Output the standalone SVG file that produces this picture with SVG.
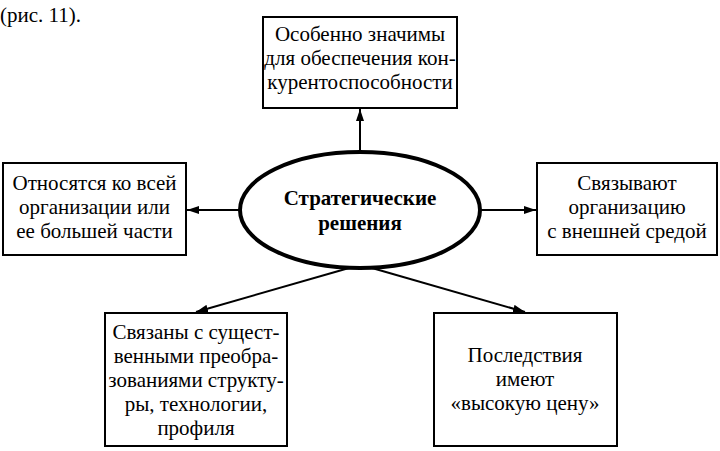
<svg xmlns="http://www.w3.org/2000/svg" width="720" height="451" viewBox="0 0 720 451">
<style>
text{font-family:'Liberation Serif','DejaVu Serif',serif;font-size:21px;fill:#000;text-anchor:middle}
.box{fill:#fff;stroke:#000;stroke-width:2}
.conn{stroke:#000;stroke-width:2;fill:none;marker-end:url(#arr)}
.b{font-weight:bold}
</style>
<defs>
<marker id="arr" viewBox="0 0 12 8" refX="12" refY="4" markerWidth="12" markerHeight="8" markerUnits="userSpaceOnUse" orient="auto">
<path d="M0,0 L12,4 L0,8 z" fill="#000"/>
</marker>
</defs>
<rect width="720" height="451" fill="#fff"/>
<text x="0" y="22" style="text-anchor:start">(рис. 11).</text>
<g id="connectors">
<line class="conn" x1="360" y1="152" x2="360" y2="109"/>
<line class="conn" x1="240" y1="210" x2="187" y2="210"/>
<line class="conn" x1="480" y1="210" x2="536" y2="210"/>
<line class="conn" x1="349" y1="268" x2="196" y2="312"/>
<line class="conn" x1="372" y1="268" x2="525" y2="312"/>
</g>
<g id="center">
<ellipse cx="360" cy="210" rx="120" ry="58" fill="#fff" stroke="#000" stroke-width="4"/>
<text class="b" x="360" y="205">Стратегические</text>
<text class="b" x="360" y="230">решения</text>
</g>
<g id="top">
<rect class="box" x="263" y="17" width="194" height="91"/>
<text x="360" y="41">Особенно значимы</text>
<text x="360" y="65">для обеспечения кон-</text>
<text x="360" y="89">курентоспособности</text>
</g>
<g id="left">
<rect class="box" x="3" y="163" width="183" height="92"/>
<text x="94.5" y="190">Относятся ко всей</text>
<text x="94.5" y="214">организации или</text>
<text x="94.5" y="238">ее большей части</text>
</g>
<g id="right">
<rect class="box" x="537" y="163" width="180" height="92"/>
<text x="627" y="190">Связывают</text>
<text x="627" y="214">организацию</text>
<text x="627" y="238">с внешней средой</text>
</g>
<g id="bottom-left">
<rect class="box" x="105" y="313" width="182" height="133"/>
<text x="196" y="339">Связаны с сущест-</text>
<text x="196" y="363">венными преобра-</text>
<text x="196" y="387">зованиями структу-</text>
<text x="196" y="411">ры, технологии,</text>
<text x="196" y="435">профиля</text>
</g>
<g id="bottom-right">
<rect class="box" x="434" y="313" width="183" height="133"/>
<text x="525" y="362">Последствия</text>
<text x="525" y="386">имеют</text>
<text x="525" y="410">«высокую цену»</text>
</g>
</svg>
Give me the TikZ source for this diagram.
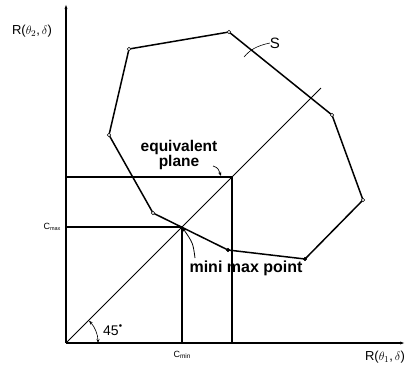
\documentclass[tikz,border=0pt]{standalone}
\usepackage{fontspec}
\setmainfont{Liberation Sans}
\usetikzlibrary{arrows.meta}
\begin{document}
\begin{tikzpicture}[x=1pt,y=-1pt,
  axis/.style={line width=1.3pt},
  guide/.style={line width=1.2pt},
  poly/.style={line width=1.5pt},
  vtx/.style={circle,draw,fill=white,line width=0.6pt,inner sep=0pt,minimum size=3.6pt},
  lbl/.style={font=\fontsize{13}{13}\selectfont,inner sep=0pt},
  bold/.style={font=\fontsize{15.5}{15}\selectfont\bfseries,inner sep=0pt,align=center}]
\useasboundingbox (0,0) rectangle (410,368);
% axes
\coordinate (O) at (66,343);
\coordinate (ytop) at (66,3);
\coordinate (xend) at (406,343);
\draw[axis,-{Latex[length=6pt,width=3pt]}] (O) -- (ytop);
\draw[axis,-{Latex[length=6pt,width=3pt]}] (O) -- (xend);
\node[lbl] (ylab) at (32,31) {R($\theta_{2}$,$\,\delta$)};
\node[lbl] (xlab) at (385,357) {R($\theta_{1}$,$\,\delta$)};
% diagonal
\coordinate (dend) at (321,88);
\draw[line width=0.9pt] (O) -- (dend);
% equivalent plane square
\coordinate (E) at (232,177);
\coordinate (Ey) at (66,177);
\coordinate (Ex) at (232,343);
\draw[guide] (Ey) -- (E) -- (Ex);
% minimax lines
\coordinate (M) at (182,227);
\coordinate (My) at (66,227);
\coordinate (Mx) at (182,343);
\draw[guide] (My) -- (M) -- (Mx);
\node[font=\fontsize{9}{9}\selectfont,inner sep=0pt] (cmax) at (52,227) {C\raisebox{-0.3ex}{\fontsize{5.5}{5.5}\selectfont max}};
\node[font=\fontsize{9}{9}\selectfont,inner sep=0pt] (cmin) at (182,355) {C\raisebox{-0.3ex}{\fontsize{6.5}{6.5}\selectfont min}};
% polygon S
\coordinate (p1) at (129,49);
\coordinate (p2) at (229,32);
\coordinate (p3) at (332,115);
\coordinate (p4) at (363,200);
\coordinate (p5) at (305,259);
\coordinate (p6) at (228,250);
\coordinate (p7) at (153,213);
\coordinate (p8) at (109,135);
\draw[poly] (p1) -- (p2) -- (p3) -- (p4) -- (p5) -- (p6) -- (p7) -- (p8) -- cycle;
\foreach \p in {p1,p2,p3,p4,p7,p8} \node[vtx] at (\p) {};
\foreach \p in {p5,p6} \node[vtx,fill=black] at (\p) {};
% S label
\node[font=\fontsize{15}{15}\selectfont,inner sep=0pt] (S) at (275,43) {S};
\coordinate (st) at (244,57);
\draw[line width=0.6pt] (st) .. controls (250,50) and (256,46) .. (S.west);
% 45 degree
\node[font=\fontsize{14}{14}\selectfont,inner sep=0pt] (ang) at (113,330) {45\raisebox{0.7ex}{\fontsize{8}{8}\selectfont$^\bullet$}};
\draw[line width=0.6pt,{Stealth[length=4pt,width=3pt]}-{Stealth[length=4pt,width=3pt]}] ([shift={(-44:32)}]O) arc[start angle=-44,end angle=0,radius=32];
% equivalent plane label
\node[bold] (eq) at (179,155) {equivalent\\plane};
\coordinate (eqs) at (213,166);
\draw[line width=0.7pt,-{Stealth[length=4pt,width=3pt]}] (eqs) .. controls (218,168) .. (221,176);
% mini max point label
\node[bold,font=\fontsize{16}{16}\selectfont\bfseries] (mm) at (246,268) {mini max point};
\coordinate (mms) at (195,258);
\draw[line width=0.8pt,-{Stealth[length=5pt,width=3pt]}] (mms) .. controls (193,243) .. (M);
\end{tikzpicture}
\end{document}
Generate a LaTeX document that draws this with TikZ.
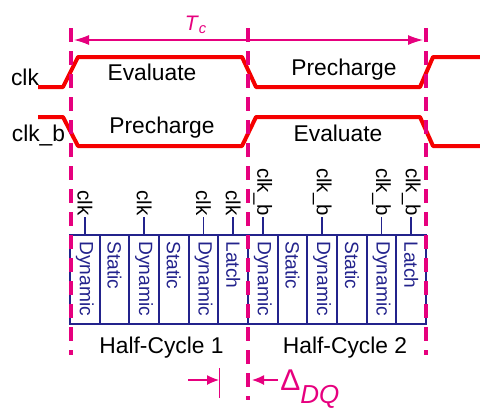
\documentclass[tikz,border=0pt]{standalone}
\usepackage{fontspec}
\setmainfont{Liberation Sans}
\usetikzlibrary{arrows.meta}
\definecolor{fasepink}{RGB}{230,0,126}
\definecolor{celdaazul}{RGB}{35,35,140}
\definecolor{relojrojo}{RGB}{245,0,0}
\begin{document}
\begin{tikzpicture}[x=0.5pt, y=-0.5pt,
		onda/.style={relojrojo, line width=2pt, line join=round},
		fase/.style={fasepink, line width=2pt, dash pattern=on 7pt off 4.5pt},
		celda/.style={draw=celdaazul, line width=0.9pt, minimum width=14.83pt, minimum height=44.5pt, inner sep=0pt},
		celdatexto/.style={celdaazul, rotate=-90, anchor=west, inner xsep=3.5pt, inner ysep=0pt, font=\fontsize{9.6}{10}\selectfont},
		reloj/.style={black, rotate=-90, anchor=east, inner sep=0.5pt, font=\fontsize{10.2}{11}\selectfont},
		etiqueta/.style={black, anchor=base, inner sep=0pt, font=\fontsize{11.4}{13}\selectfont},
		flecha/.style={fasepink, line width=0.6pt, -{Latex[length=6pt,width=5pt]}}]
	\useasboundingbox (0,0) rectangle (480,408);
	
	% Formas de onda
	\draw[onda] (38,87) -- (63,87) -- (78,57) -- (242,57) -- (256,87) -- (420,87) -- (433,57) -- (480,57);
	\draw[onda] (38,117) -- (63,117) -- (78,146) -- (242,146) -- (256,117) -- (420,117) -- (433,146) -- (480,146);
	\node[etiqueta] (clk) at (25,85) {clk};
	\node[etiqueta] (clkb) at (38.5,141) {clk\_b};
	\node[etiqueta] (eval1) at (152,80) {Evaluate};
	\node[etiqueta] (pre1) at (344,75) {Precharge};
	\node[etiqueta] (pre2) at (162,133) {Precharge};
	\node[etiqueta] (eval2) at (338,141) {Evaluate};
	
	% Bloques de logica
	\foreach \i/\t in {1/Dynamic,2/Static,3/Dynamic,4/Static,5/Dynamic,6/Latch,7/Dynamic,8/Static,9/Dynamic,10/Static,11/Dynamic,12/Latch} {
		\node[celda] (celda\i) at ({70+29.67*(\i-0.5)},279.5) {};
		\node[celdatexto] (texto\i) at (celda\i.north) {\t};
	}
	\foreach \i/\t in {1/clk,3/clk,5/clk,6/clk,7/clk\_b,9/clk\_b,11/clk\_b,12/clk\_b} {
		\node[reloj] (reloj\i) at ([yshift=8.5pt]celda\i.north) {\t};
		\draw[celdaazul, line width=0.9pt] (reloj\i.east) -- (celda\i.north);
	}
	\node[etiqueta] (medio1) at (161.5,353) {Half-Cycle 1};
	\node[etiqueta] (medio2) at (345,353) {Half-Cycle 2};
	
	% Limites de fase
	\draw[fase] (70.5,28) -- (70.5,355);
	\draw[fase] (248,28) -- (248,400);
	\draw[fase] (426,28) -- (426,355);
	
	% Periodo
	\coordinate (tcizq) at (74,40);
	\coordinate (tcder) at (423,40);
	\draw[fasepink, line width=0.6pt, {Latex[length=7.5pt,width=5pt]}-{Latex[length=7.5pt,width=5pt]}] (tcizq) -- (tcder);
	\node[fasepink, inner sep=0pt, font=\fontsize{10.5}{12}\selectfont] (tc) at (196,25) {\textit{T}\textsubscript{\textit{c}}};
	
	% Retardo D-Q
	\coordinate (dqa) at (188,380);
	\coordinate (dqb) at (219,380);
	\coordinate (dqc) at (278,380);
	\coordinate (dqd) at (252,380);
	\coordinate (topea) at (219,368);
	\coordinate (topeb) at (219,398);
	\draw[flecha] (dqa) -- (dqb);
	\draw[flecha] (dqc) -- (dqd);
	\draw[fasepink, line width=0.5pt] (topea) -- (topeb);
	\node[fasepink, anchor=base west, inner sep=0pt] (dq) at (280,390) {{\fontsize{15}{16}\selectfont Δ}\raisebox{-6.5pt}{\fontsize{13}{14}\selectfont\itshape DQ}};
\end{tikzpicture}
\end{document}
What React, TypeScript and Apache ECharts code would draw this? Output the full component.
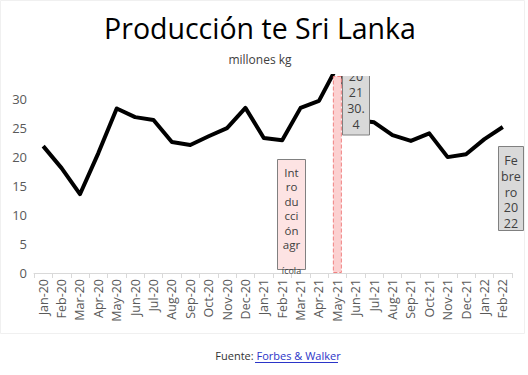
import React, { useEffect, useRef } from "react";
import * as echarts from "echarts";

const categories = [
  "Jan-20", "Feb-20", "Mar-20", "Apr-20", "May-20", "Jun-20", "Jul-20", "Aug-20", "Sep-20",
  "Oct-20", "Nov-20", "Dec-20", "Jan-21", "Feb-21", "Mar-21", "Apr-21", "May-21", "Jun-21",
  "Jul-21", "Aug-21", "Sep-21", "Oct-21", "Nov-21", "Dec-21", "Jan-22", "Feb-22",
];

const production = [
  21.9, 18.1, 13.6, 20.7, 28.4, 26.9, 26.4, 22.6, 22.1, 23.6, 25.0, 28.5, 23.3,
  22.9, 28.5, 29.7, 35.7, 26.4, 26.0, 23.8, 22.8, 24.1, 20.0, 20.5, 23.1, 25.2,
];

const yTicks = [0, 5, 10, 15, 20, 25, 30];
const yMax = 34;
const highlightMonth = "May-21";
const highlight = categories.map((c) => (c === highlightMonth ? yMax : null));

const titleText = "Producción te Sri Lanka";
const subtitleText = "millones kg";
const mayLabelLines = ["20", "21", "30.", "4"];
const introLabelLines = ["Int", "ro", "du", "cci", "ón", "agr"];
const introOverflow = "ícola";
const febLabelLines = ["Fe", "bre", "ro", "20", "22"];

const FONT = "'Open Sans', 'Noto Sans', sans-serif";

function boxText(lines: string[], cx: number, yTop: number, lh: number, fs: number) {
  return {
    type: "text",
    z: 20,
    x: cx,
    y: yTop,
    style: {
      text: lines.join("\n"),
      fill: "#404040",
      font: `${fs}px ${FONT}`,
      lineHeight: lh,
      align: "center",
      verticalAlign: "top",
    },
  };
}

export default function App() {
  const ref = useRef<HTMLDivElement>(null);

  useEffect(() => {
    if (!ref.current) return;
    const chart = echarts.init(ref.current, null, { renderer: "svg" });
    chart.setOption({
      animation: false,
      backgroundColor: "#ffffff",
      grid: { left: 34, right: 16, top: 76, bottom: 102, containLabel: false },
      xAxis: {
        type: "category",
        data: categories,
        boundaryGap: true,
        axisLine: { lineStyle: { color: "#d9d9d9", width: 1 } },
        axisTick: { show: true, length: 5, lineStyle: { color: "#d9d9d9" } },
        axisLabel: {
          rotate: 90,
          interval: 0,
          margin: 6,
          fontSize: 12.5,
          color: "#595959",
          fontFamily: FONT,
        },
        splitLine: { show: false },
      },
      yAxis: {
        type: "value",
        min: 0,
        max: yMax,
        interval: 5,
        axisLine: { show: false },
        axisTick: { show: false },
        splitLine: { show: false },
        axisLabel: {
          margin: 7,
          fontSize: 13,
          color: "#595959",
          fontFamily: FONT,
          formatter: (v: number) => (yTicks.includes(v) ? String(v) : ""),
        },
      },
      series: [
        {
          type: "line",
          data: production,
          showSymbol: false,
          symbol: "none",
          clip: true,
          z: 2,
          lineStyle: { color: "#000000", width: 4, join: "round" },
        },
        {
          type: "bar",
          data: highlight,
          barWidth: 9,
          z: 6,
          itemStyle: {
            color: "#fcd0d0",
            borderColor: "#f08080",
            borderWidth: 1,
            borderType: "dashed",
          },
        },
      ],
      graphic: [
        {
          type: "rect",
          z: 0,
          shape: { x: 0.5, y: 0.5, width: 524, height: 333 },
          style: { fill: "none", stroke: "#f0f0f0", lineWidth: 1 },
        },
        {
          type: "text",
          z: 20,
          x: 260,
          y: 28,
          style: {
            text: titleText,
            fill: "#000000",
            font: `28.5px ${FONT}`,
            align: "center",
            verticalAlign: "middle",
          },
        },
        {
          type: "text",
          z: 20,
          x: 260,
          y: 59,
          style: {
            text: subtitleText,
            fill: "#404040",
            font: `12px ${FONT}`,
            align: "center",
            verticalAlign: "middle",
          },
        },
        // May-21 label box (clipped at top)
        {
          type: "rect",
          z: 18,
          shape: { x: 342.5, y: 60, width: 27, height: 75 },
          style: { fill: "#d9d9d9", stroke: "#808080", lineWidth: 1 },
        },
        boxText(mayLabelLines, 356, 68, 16, 12.5),
        {
          type: "rect",
          z: 21,
          shape: { x: 338, y: 40, width: 40, height: 36 },
          style: { fill: "#ffffff" },
        },
        // Intro box
        {
          type: "rect",
          z: 18,
          shape: { x: 277.5, y: 159.5, width: 28, height: 110 },
          style: { fill: "#fde3e3", stroke: "#808080", lineWidth: 1 },
        },
        boxText(introLabelLines, 291.5, 165, 14.5, 11.5),
        {
          type: "text",
          z: 20,
          x: 291.5,
          y: 270,
          style: {
            text: introOverflow,
            fill: "#404040",
            font: `9px ${FONT}`,
            align: "center",
            verticalAlign: "middle",
          },
        },
        // Feb-22 box
        {
          type: "rect",
          z: 18,
          shape: { x: 498.5, y: 146.5, width: 25, height: 84 },
          style: { fill: "#d9d9d9", stroke: "#808080", lineWidth: 1 },
        },
        boxText(febLabelLines, 511, 153, 15.6, 12.5),
        // footer
        {
          type: "text",
          z: 20,
          x: 278,
          y: 355,
          style: {
            text: "{a|Fuente: }{b|Forbes & Walker}",
            align: "center",
            verticalAlign: "middle",
            rich: {
              a: { fill: "#333333", font: `11px ${FONT}` },
              b: { fill: "#2b35c8", font: `11px ${FONT}` },
            },
          },
        },
        {
          type: "line",
          z: 20,
          shape: { x1: 255, y1: 362.5, x2: 338, y2: 362.5 },
          style: { stroke: "#2b35c8", lineWidth: 1 },
        },
      ],
    });
    return () => chart.dispose();
  }, []);

  return (
    <div
      ref={ref}
      style={{ position: "absolute", left: 0, top: 0, width: 528, height: 375, background: "#fff" }}
    />
  );
}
———
**Requirements**
Looking at the entries above, how many lines contain the word "that"? Answer with the number alone.

**Written answer**
2